Tes community and collaboration award lead judge Vic Goddard said the school’s outreach programmes have been “remarkable”.

He praised the school’s holistic approach to working with its community, from the ambitious apprenticeships scheme to its collaboration with parents.

“The school is filling a gap that you would hope social services could fill,” he says.

“The ripples of what they’re doing go well beyond their school and beyond their community.”

‘Treat apprentices as if they are full-time staff’

Shonagh Butler, head of vocational studies at Strode College, which works with Brookside Academy on its apprenticeship scheme, gives her top tips for school collaboration.

  • First, recruitment. Whether it’s information, advice and guidance, or the actual interview process, we work hand-in-hand with Brookside to interview and to ensure we get the right apprentice on the right course and in the right role.
  • Secondly, and probably most importantly, is that Brookside Academy treats our apprentices as if they are full-time members of staff.
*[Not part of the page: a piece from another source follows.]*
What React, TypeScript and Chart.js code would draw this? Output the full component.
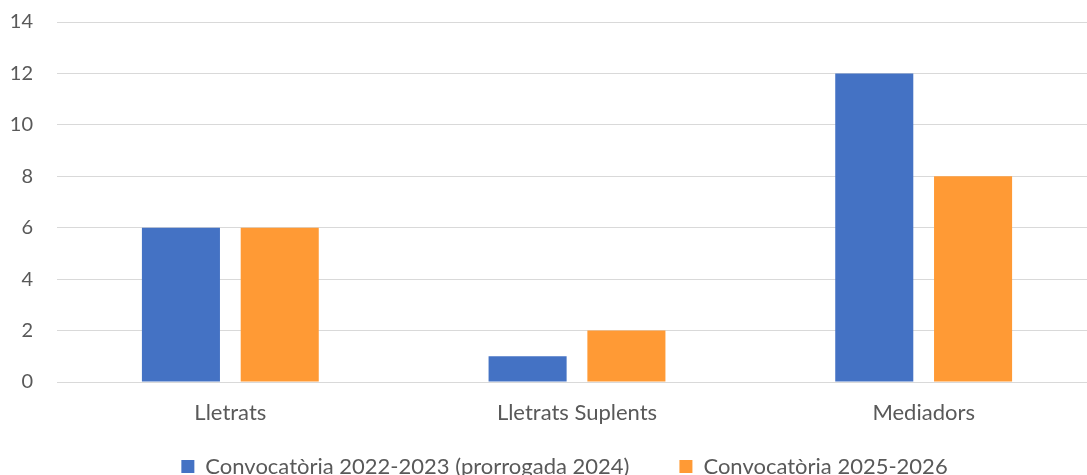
import React, { useEffect, useRef } from "react";
import { Chart, registerables } from "chart.js";

Chart.register(...registerables);

const categories = ["Lletrats", "Lletrats Suplents", "Mediadors"];
const seriesNames = ["Convocatòria 2022-2023 (prorrogada 2024)", "Convocatòria 2025-2026"];
const series2022 = [6, 1, 12];
const series2025 = [6, 2, 8];
const yTicks = [0, 2, 4, 6, 8, 10, 12, 14];

const FONT = "Lato, 'Open Sans', sans-serif";
const TEXT = "#595959";
const LEGEND_PAD = 50;

const legendMover = {
  id: "legendMover",
  afterLayout(chart: any) {
    const lg = chart.legend;
    if (!lg) return;
    const targetTop = 455.5 - LEGEND_PAD;
    const dy = targetTop - lg.top;
    lg.top += dy;
    lg.bottom += dy;
    const dx = 16;
    lg.left += dx;
    lg.right += dx;
  },
};

export default function App() {
  const ref = useRef<HTMLCanvasElement | null>(null);

  useEffect(() => {
    const canvas = ref.current!;
    const chart = new Chart(canvas, {
      type: "bar",
      data: {
        labels: categories,
        datasets: [
          {
            label: seriesNames[0],
            data: series2022,
            backgroundColor: "#4472C4",
            categoryPercentage: 0.57,
            barPercentage: 0.79,
          },
          {
            label: seriesNames[1],
            data: series2025,
            backgroundColor: "#FF9A35",
            categoryPercentage: 0.57,
            barPercentage: 0.79,
          },
        ],
      },
      plugins: [legendMover],
      options: {
        responsive: false,
        animation: false,
        layout: { padding: { top: 22, left: 0, right: 0, bottom: 0 } },
        plugins: {
          tooltip: { enabled: false },
          legend: {
            position: "bottom",
            labels: {
              font: { family: FONT, size: 22 },
              color: TEXT,
              boxWidth: 13,
              boxHeight: 13,
              padding: LEGEND_PAD,
            },
          },
        },
        scales: {
          x: {
            grid: { display: false, drawTicks: false },
            border: { display: false },
            ticks: { font: { family: FONT, size: 22 }, color: TEXT, padding: 18 },
            afterFit: (s: any) => {
              const lh = s.chart.legend ? s.chart.legend.height : 0;
              s.height = s.chart.height - 382 - lh;
              s.paddingLeft = 0;
              s.paddingRight = 0;
            },
          },
          y: {
            min: 0,
            max: 14,
            afterBuildTicks: (s: any) => {
              s.ticks = yTicks.map((v) => ({ value: v }));
            },
            grid: { color: "#D9D9D9", lineWidth: 1, drawTicks: false },
            border: { display: false },
            ticks: { font: { family: FONT, size: 20 }, color: TEXT, padding: 24 },
            afterFit: (s: any) => {
              s.width = 57;
              s.paddingTop = 0;
              s.paddingBottom = 0;
            },
          },
        },
      },
    });
    return () => chart.destroy();
  }, []);

  return (
    <div style={{ position: "fixed", left: 0, top: 0, width: 1087, height: 475, overflow: "hidden", background: "#fff" }}>
      <canvas ref={ref} width={1097} height={560} style={{ display: "block" }} />
    </div>
  );
}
This means they attend staff training, they attend staff meetings, [and] there’s a high expectation of professionalism and high levels of performance from the apprentices.
  • The third point is linked to the second: We stretch and challenge our apprentices. So, for example, the teaching assistant, if they specialise in sport, in special educational needs, in mainstream, they have the opportunity to work in all of the curriculum areas. So that means they have to be flexible and adaptable, and again show high levels of professionalism.
  • Lastly, Brookside Academy has provided us with a training room which means all of the underpinning knowledge for the apprenticeship programme is delivered on site. This means that the school, and the apprentices, have ownership and commitment to the programme - a real recipe for success.